Gader Haya
- First edition (Hebrew)
- Author: Dorit Rabinyan
- Language: Hebrew
- Published: 2014
- Publisher: Am Oved
- Publication place: Israel
- Pages: 344

= All the Rivers =

2014 novel by Dorit Rabinyan

All the Rivers (initially referred to as Borderlife; גדר חיה Gader Chaya, literally: "Hedgerow") is a 2014 novel written by Israeli author Dorit Rabinyan, published by Am Oved in May 2014. The book's English-language edition was translated by Jessica Cohen and published by Random House in the United States and by Serpent's Tail in the United Kingdom, both in 2017. It is considered a controversial book in Israel.

The novel was a winner of the Bernstein Prize for young writers, an Israeli award for Hebrew literature.

==Plot==
The novel, which is set in New York City, chronicles a love affair between Hilmi, a Palestinian artist, and Liat, a Jewish Israeli translator. The two eventually separate, with the man going to Ramallah and the woman going to Tel Aviv.

==Controversy==
It became controversial in Israel after being disqualified from Israeli high school curricula for its subject matter of a love story between a Jewish-Israeli woman and a Palestinian man who's of Muslim-Arab background. The novel topped bestseller lists once it was rejected by the Israel Education Ministry. The controversy led to pro-book protests from high school teachers and principals to the Knesset Opposition head, Zionist Union leader Isaac Herzog. This controversy led to a doubling in the book's sales; some people even "bought multiple copies and posted photos of themselves holding the book in bookstores," according to The New York Times. Shortly afterward the Ministry stated that the novel may be taught only in advanced literature classes.
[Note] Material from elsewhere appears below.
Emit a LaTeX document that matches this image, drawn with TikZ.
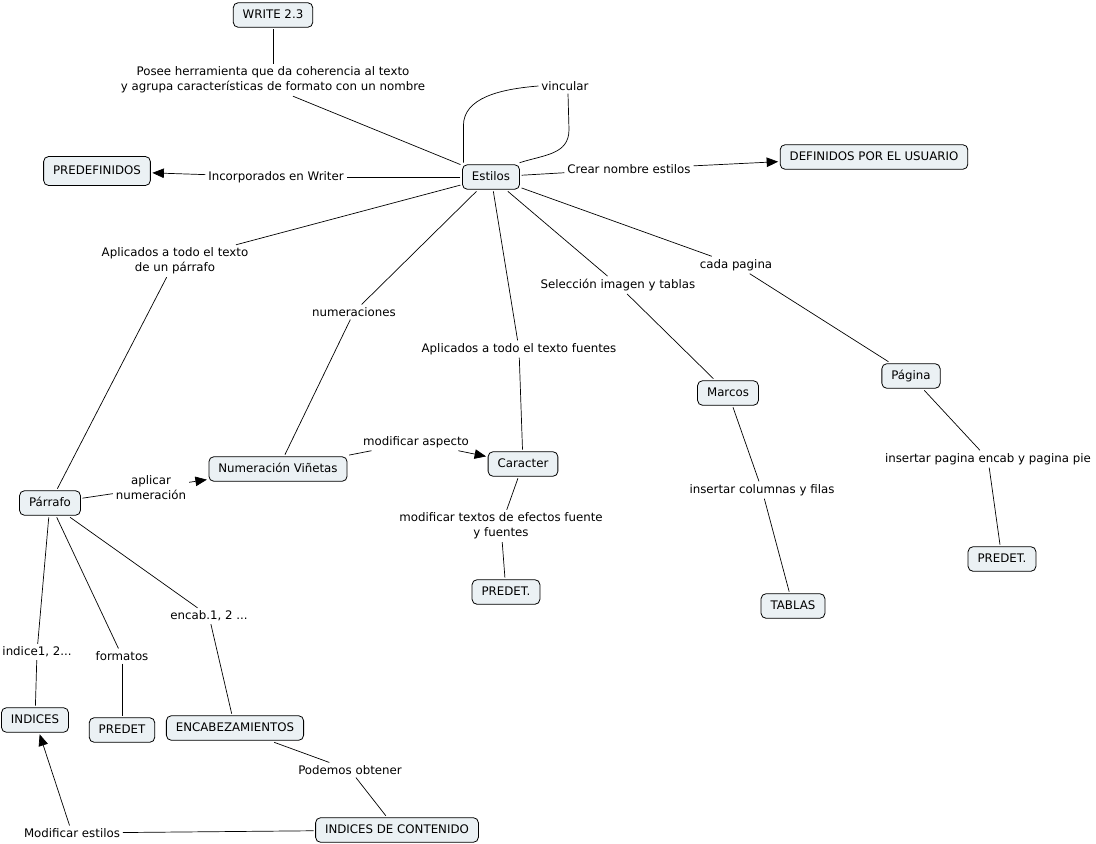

Besides the objections to the plot's interracial relationship, the book has been controversial due to claims by the then Education Minister Naftali Bennet that the book represented Israel Defense Forces troops as sadists. It has been criticized for its encouragement of illegal drug use. In addition, it was reported for calling the State of Israel an "Occupier", while its soldiers are compared to Hamas".

==Film adaptation==
In December 2019, a film adaptation of the novel was announced to be in production by Gal Gadot and Keshet International.